It was five weeks since the team at Halifax Grammar School had begun travelling a long and challenging road, as we adapted to teaching students who could no longer gather in the classroom.
I had spent much of that Saturday morning over coffee, pondering words I might share with my staff for an upcoming meeting. I was conscious of how difficult it had been for each of them to carry the weight of constant stress, strain, and worry in the face of ongoing uncertainty. So I hoped to find some words of uplift as we looked forward to the final months of school and maybe some warmer days ahead.
But then came the attacks of April 18–19. And like all Nova Scotians and Canadians, I was heartbroken. So the words I sought eluded me, which I was very sorry about, because if ever we needed some words of uplift, it was now. Instead, I found myself thinking about this province of ours and about the people who share it, and in particular about two Nova Scotian characteristics that stood out for me and seemed so important in this moment.
The first characteristic was our unique bond of community. When I first arrived in Nova Scotia in the summer of 1982, I witnessed this curious local habit, a habit that has since become familiar. It occurs when two Nova Scotians meet for the first time. Before any real conversation can take place, they first have to find their two degrees of separation, which they always do, and establish their unique connection.
I had never seen anything like that before. Since then, no matter where I have travelled in this world, I have always seen this distinct familial act between two Nova Scotians, whether friends or “strangers,” who find themselves together in some strange land.
A few years ago, while I was driving on a toll road outside of Boston. A car with Massachusetts plates roared up beside me and rolled down the passenger-side window. In the U.S. this can be a dangerous thing, but the driver of the car had seen my Nova Scotian plate and shouted with a good deal of enthusiasm that he was a Nova Scotian working stateside.

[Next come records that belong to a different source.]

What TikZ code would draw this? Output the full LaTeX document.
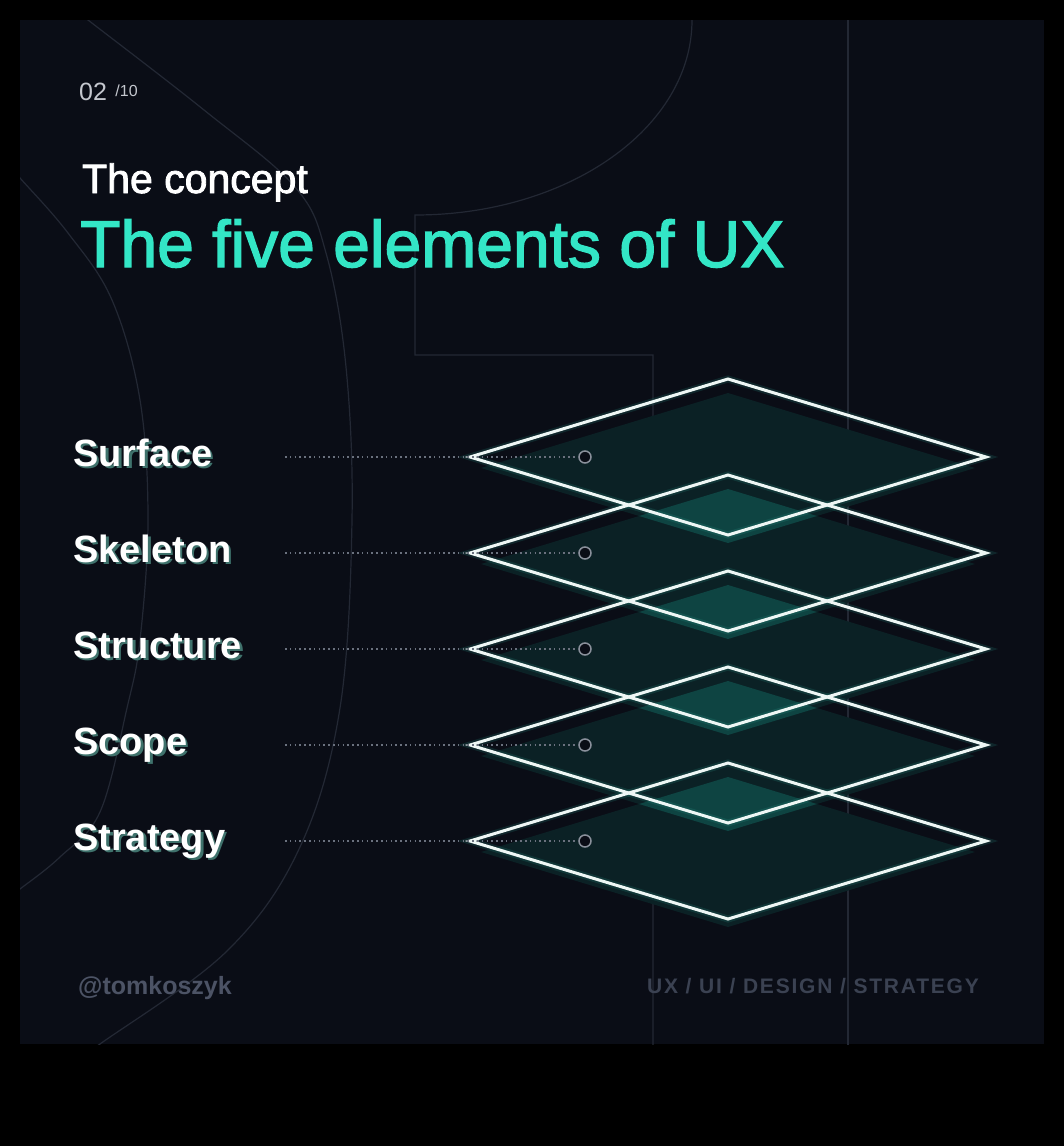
\documentclass[tikz,border=0pt]{standalone}
\usepackage{fontspec}
\setmainfont{Liberation Sans}
\newfontfamily\tagfont[LetterSpace=8.5]{Liberation Sans}
\newfontfamily\headfont[FakeBold=2]{Liberation Sans}

\definecolor{panel}{HTML}{0A0D16}
\definecolor{faint}{HTML}{232834}
\definecolor{mint}{HTML}{33E6C6}
\definecolor{layerfill}{HTML}{0B2125}
\definecolor{layerlap}{HTML}{0E4442}
\definecolor{layerglowc}{HTML}{2A9A8C}
\definecolor{edgewhite}{HTML}{EEF7F5}
\definecolor{shade}{HTML}{3F726C}
\definecolor{ringgray}{HTML}{8A909B}
\definecolor{dotgray}{HTML}{6A717E}
\definecolor{handlegray}{HTML}{4C5365}
\definecolor{taggray}{HTML}{3B4252}
\definecolor{pagegray}{HTML}{C4C7CE}

\begin{document}
\begin{tikzpicture}[x=1pt,y=-1pt]

    \tikzset{
      faintline/.style={color={faint}, line width=1.2pt},
      layeredge/.style={color={edgewhite}, line width=3pt},
      layerglow/.style={color={layerglowc}, line width=7pt, opacity=0.18},
      leader/.style={color={dotgray}, line width=1.6pt, dash pattern=on 1.6pt off 3.2pt},
      ring/.style={
        circle,
        draw={ringgray},
        fill={panel},
        line width=1.5pt,
        inner sep=0pt,
        minimum size=12pt,
      },
      layername/.style={anchor=base west, inner sep=0pt, text={white},
        font=\bfseries\fontsize{38}{42}\selectfont},
      layershadow/.style={layername, text={shade}},
    }
    \useasboundingbox (0,0) rectangle (1064,1146);
    \fill[color={black}] (0,0) rectangle (1064,1146);
    \fill[color={panel}] (20,20) rectangle (1044,1044);

    % background glyph outlines
    \begin{scope}
      \clip (20,20) rectangle (1044,1044);
      \draw[faintline] plot[smooth, tension=0.6] coordinates {(75,10) (88,20) (204,110) (295,187) (326,253) (346,367) (352,520) (340,708) (300,847) (227,951) (100,1044) (85,1054)};
      \draw[faintline] plot[smooth, tension=0.6] coordinates {(10,167) (20,178) (68,233) (112,300) (140,400) (148,520) (140,640) (127,708) (100,812) (60,857) (20,889) (10,896)};
      \draw[faintline] (692,10) -- (692,20) .. controls (692,128) and (568,215) .. (415,215) -- (415,355) -- (653,355) -- (653,1050);
      \draw[faintline] (848,10) -- (848,1050);
    \end{scope}

    % texts
    \node[anchor=base west, inner sep=0pt, text={pagegray}, font=\fontsize{25}{28}\selectfont] (num) at (79,100) {02};
    \node[anchor=base west, inner sep=0pt, text={pagegray}, font=\fontsize{16}{18}\selectfont] (total) at ([xshift=8pt,yshift=4pt]num.base east) {/10};
    \node[anchor=base west, inner sep=0pt, text={white}, font=\headfont\fontsize{41}{45}\selectfont] (kicker) at (82,193) {The concept};
    \node[anchor=base west, inner sep=0pt, text={mint}, font=\headfont\fontsize{66}{70}\selectfont] (title) at (80,267) {The five elements of UX};
    \node[anchor=base west, inner sep=0pt, text={handlegray}, font=\bfseries\fontsize{25}{28}\selectfont] (handle) at (78,994) {@tomkoszyk};
    \node[anchor=base east, inner sep=0pt, text={taggray}, font=\tagfont\bfseries\fontsize{21}{24}\selectfont] (tags) at (979,993) {UX / UI / DESIGN / STRATEGY};

    % layer fills
    \foreach \c in {457,553,649,745,841} {
      \fill[color={layerfill}] (481,\c+11) -- (728,\c-64) -- (975,\c+11) -- (728,\c+86) -- cycle;
    }
    \foreach \c in {457,553,649,745} {
      \begin{scope}
        \clip (481,\c+11) -- (728,\c-64) -- (975,\c+11) -- (728,\c+86) -- cycle;
        \fill[color={layerlap}] (481,\c+107) -- (728,\c+32) -- (975,\c+107) -- (728,\c+182) -- cycle;
      \end{scope}
    }
    % layer outlines
    \foreach \c in {457,553,649,745,841} {
      \draw[layerglow] (470,\c) -- (728,\c-78) -- (986,\c) -- (728,\c+78) -- cycle;
    }
    \foreach \c in {457,553,649,745,841} {
      \draw[layeredge] (470,\c) -- (728,\c-78) -- (986,\c) -- (728,\c+78) -- cycle;
    }

    % names, leaders and rings
    \foreach \layer/\c in {Surface/457,Skeleton/553,Structure/649,Scope/745,Strategy/841} {
      \coordinate (lead\layer) at (285,\c);
      \node[ring] (ring\layer) at (585,\c) {};
      \draw[leader] (lead\layer) -- (ring\layer);
      \node[layershadow] (shadow\layer) at (75.5,\c+11.5) {\layer};
      \node[layername] (name\layer) at (73,\c+9) {\layer};
    }

\end{tikzpicture}
\end{document}
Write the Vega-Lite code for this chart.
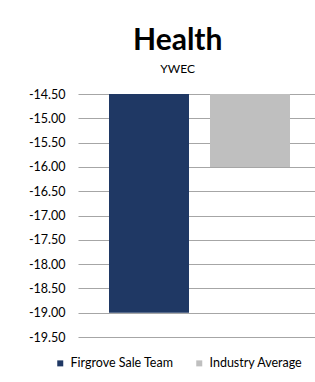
{
  "$schema": "https://vega.github.io/schema/vega-lite/v6.json",
  "width": 237,
  "height": 243,
  "padding": {"left": 28, "top": 26, "right": 0, "bottom": 0},
  "background": "white",
  "title": {
    "text": "Health",
    "subtitle": "YWEC",
    "anchor": "middle",
    "frame": "bounds",
    "dx": 6,
    "font": "Lato",
    "fontSize": 30,
    "fontWeight": "bold",
    "color": "#000000",
    "subtitleFont": "Lato",
    "subtitleFontSize": 12,
    "subtitleColor": "#000000",
    "subtitlePadding": 8,
    "offset": 13
  },
  "data": {
    "values": [
      {"series": "Firgrove Sale Team", "value": -19.0},
      {"series": "Industry Average", "value": -16.0}
    ]
  },
  "mark": {"type": "bar"},
  "encoding": {
    "x": {
      "field": "series",
      "type": "nominal",
      "scale": {"domain": ["Firgrove Sale Team", "Industry Average"], "range": [0, 243], "paddingInner": 0.208, "paddingOuter": 0.307},
      "axis": null
    },
    "y": {
      "field": "value",
      "type": "quantitative",
      "scale": {"domain": [-19.5, -14.5], "nice": false, "zero": false},
      "axis": {
        "title": null,
        "values": [-19.5, -19, -18.5, -18, -17.5, -17, -16.5, -16, -15.5, -15, -14.5],
        "format": ".2f",
        "domain": false,
        "ticks": false,
        "grid": true,
        "gridColor": "#a6a6a6",
        "gridWidth": 1.2,
        "labelFont": "Lato",
        "labelFontSize": 12.5,
        "labelColor": "#000000",
        "labelPadding": 13
      }
    },
    "y2": {"datum": -14.5},
    "color": {
      "field": "series",
      "type": "nominal",
      "scale": {"domain": ["Firgrove Sale Team", "Industry Average"], "range": ["#1f3864", "#bfbfbf"]},
      "legend": {
        "title": null,
        "orient": "none",
        "direction": "horizontal",
        "legendX": -24,
        "legendY": 263,
        "symbolType": "square",
        "symbolSize": 36,
        "symbolStrokeWidth": 0,
        "labelFont": "Lato",
        "labelFontSize": 12.5,
        "labelColor": "#000000",
        "labelOffset": 4,
        "columnPadding": 19
      }
    }
  },
  "config": {
    "view": {"stroke": null},
    "locale": {"number": {"decimal": ".", "thousands": ",", "grouping": [3], "currency": ["$", ""], "minus": "-"}}
  }
}
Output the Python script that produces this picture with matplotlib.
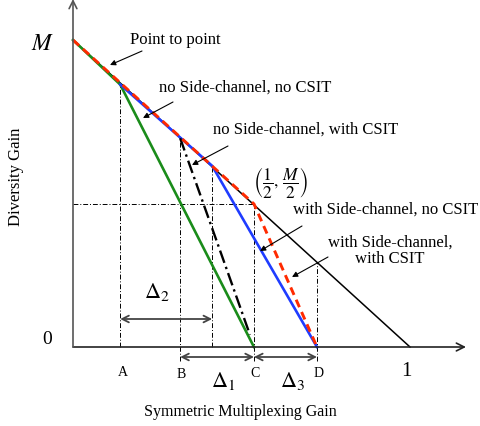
import matplotlib
matplotlib.use('Agg')
import matplotlib.pyplot as plt

plt.rcParams['font.family'] = ['Liberation Serif', 'DejaVu Serif']
plt.rcParams['mathtext.fontset'] = 'stix'

# 軸の値 (M = 1)
M = 1.0
point_x = [0.0, 1.0]
point_y = [M, 0.0]
nosc_nocsit_x = [0.0, 0.14, 0.537]
nosc_nocsit_y = [M, 0.855, 0.0]
nosc_csit_x = [0.318, 0.525]
nosc_csit_y = [0.68, 0.04]
sc_nocsit_x = [0.14, 0.413, 0.724]
sc_nocsit_y = [0.855, 0.59, 0.0]
sc_csit_x = [0.0, 0.537, 0.724]
sc_csit_y = [M, 0.466, 0.0]

# A, B, C, D の位置
mark_names = ['A', 'B', 'C', 'D']
mark_x = [0.14, 0.318, 0.537, 0.724]
mark_top = [0.855, 0.68, 0.466, 0.277]
gap_x = 0.413       # Δ2 の右端
half_y = 0.466      # (1/2, M/2) の高さ


def px(x, y):
    # 画像のピクセル位置 -> データ座標
    return (x - 73) / 337, (348 - y) / 307


fig = plt.figure(figsize=(4.8, 4.27), dpi=100)
ax = fig.add_axes([0, 0, 1, 1])
ax.set_xlim(-73 / 337, 407 / 337)
ax.set_ylim(-79 / 307, 348 / 307)
ax.axis('off')

# 軸の矢印
ax.annotate('', xy=px(466, 348), xytext=(0, 0),
            arrowprops=dict(arrowstyle='->', color='#222222', lw=1.2, mutation_scale=14,
                            shrinkA=0, shrinkB=0))
ax.annotate('', xy=px(73, 0), xytext=(0, 0),
            arrowprops=dict(arrowstyle='->', color='#555555', lw=1.2, mutation_scale=14,
                            shrinkA=0, shrinkB=0))

# 補助線
dd = (0, (5, 2, 1, 2))
bottoms = [0, -0.045, -0.045, -0.045]
for x, top, b in zip(mark_x, mark_top, bottoms):
    ax.plot([x, x], [b, top], color='black', lw=0.7, linestyle=dd)
ax.plot([gap_x, gap_x], [0, sc_nocsit_y[1]], color='black', lw=0.7, linestyle=dd)
ax.plot([0, mark_x[2]], [half_y, half_y], color='black', lw=0.7, linestyle=dd)

# 曲線
ax.plot(point_x, point_y, color='black', lw=1.1)
ax.plot(nosc_nocsit_x, nosc_nocsit_y, color='#1a8c1a', lw=1.9)
ax.plot(sc_nocsit_x, sc_nocsit_y, color='#1f3cff', lw=1.9)
ax.plot(nosc_csit_x, nosc_csit_y, color='black', lw=1.7, dashes=(5.5, 1.8, 1, 1.8))
ax.plot(sc_csit_x, sc_csit_y, color='#ff2a00', lw=2.1, dashes=(2.8, 1.8))

# 目盛りラベル
ax.text(*px(43, 45), '$M$', fontsize=17, ha='center', va='center')
ax.text(*px(47, 340), '0', fontsize=14, ha='center', va='center')
ax.text(*px(406, 372), '1', fontsize=15, ha='center', va='center')
label_px = [(123, 373), (181, 375), (255, 374), (319, 374)]
for name, (lx, ly) in zip(mark_names, label_px):
    ax.text(*px(lx, ly), name, fontsize=10, ha='center', va='center')

# Δ の矢印
arr = dict(arrowstyle='<->', color='#444444', lw=1.3, mutation_scale=12, shrinkA=0, shrinkB=0)
ax.annotate('', xy=(mark_x[0], px(0, 320)[1]), xytext=(gap_x, px(0, 320)[1]), arrowprops=arr)
ax.annotate('', xy=(mark_x[1], px(0, 358)[1]), xytext=(mark_x[2], px(0, 358)[1]), arrowprops=arr)
ax.annotate('', xy=(mark_x[2], px(0, 358)[1]), xytext=(mark_x[3], px(0, 358)[1]), arrowprops=arr)
ax.text(*px(157, 292), r'$\Delta_2$', fontsize=16, ha='center', va='center')
ax.text(*px(223, 381), r'$\Delta_1$', fontsize=16, ha='center', va='center')
ax.text(*px(293, 381), r'$\Delta_3$', fontsize=16, ha='center', va='center')

# 注釈
notes = [
    ('Point to point', (175, 40), (142, 52), (110, 66)),
    ('no Side-channel, no CSIT', (245, 88), (173, 103), (143, 119)),
    ('no Side-channel, with CSIT', (306, 130), (228, 147), (192, 166)),
    ('with Side-channel, no CSIT', (386, 210), (302, 227), (260, 252)),
    ('with Side-channel,\nwith CSIT', (390, 251), (328, 258), (292, 278)),
]
for txt, tpos, tail, tip in notes:
    ax.text(*px(*tpos), txt, fontsize=12, ha='center', va='center', linespacing=1.05)
    ax.annotate('', xy=px(*tip), xytext=px(*tail),
                arrowprops=dict(arrowstyle='-|>', color='black', lw=0.8, mutation_scale=8,
                                shrinkA=0, shrinkB=0))
ax.text(*px(281, 182), r'$\left(\dfrac{1}{2},\,\dfrac{M}{2}\right)$', fontsize=12.5,
        ha='center', va='center')

# 軸ラベル
ax.text(*px(16, 177), 'Diversity Gain', fontsize=12, rotation=90, ha='center', va='center')
ax.text(*px(240, 412), 'Symmetric Multiplexing Gain', fontsize=11.5, ha='center', va='center')

plt.savefig('out.png', dpi=100)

We exchanged a few quick words, but since we were driving, we couldn’t quite finish our two degrees of separation dance, so he moved on, smiling and waving, before pulling up to the toll booth.
When I got to the booth, the attendant told me I didn’t have to pay, because the car in front of me had just covered the toll. I smiled at that. I never saw the fellow again, but I have always believed that his paying my toll likely made him feel a little closer to home.
Nova Scotians like to be close. And maybe that’s what I found so unbearably cruel about the aftermath of this past Saturday night and Sunday morning. We couldn’t physically gather together to grieve and find support in each other’s presence like a good family does.
The second characteristic that stood out for me about Nova Scotians was resolve. For about 15 years now, when time allowed, I had been writing books about tragedies that Nova Scotians have faced over their long history. And in every one of those stories, I was struck by the remarkable resilience that Nova Scotians always exhibited, how they always found light in darkness, how they always took care of each other when it mattered most.
As with so many others, I have been listening to a good deal of Nova Scotian music over the last week because our music often celebrates these unique characteristics, celebrates our bond of community and our resolve. One song in particular that stood out for me was an old song made popular in the early ’90s by the Rankin Family called “Rise Again.” In the song, there is a line from the refrain that I kept thinking about.
We rise again in the faces
Of our children
It is a remarkable line, really. We look to our children for some sense of hope in tomorrow and they look to us for some sense of strength and connection in today.
It struck me that this was what my staff had been doing, in their own way, for five weeks now: helping students find, through them, some sense of connection and strength for today, while the staff found, through their students, some sense of hope for tomorrow.
And perhaps, in sharing this experience, both teachers and students were reminded that they belong to a special kind of place and a special kind of people, and that as Nova Scotians, no matter how difficult the challenge may be ahead of us, we will rise again.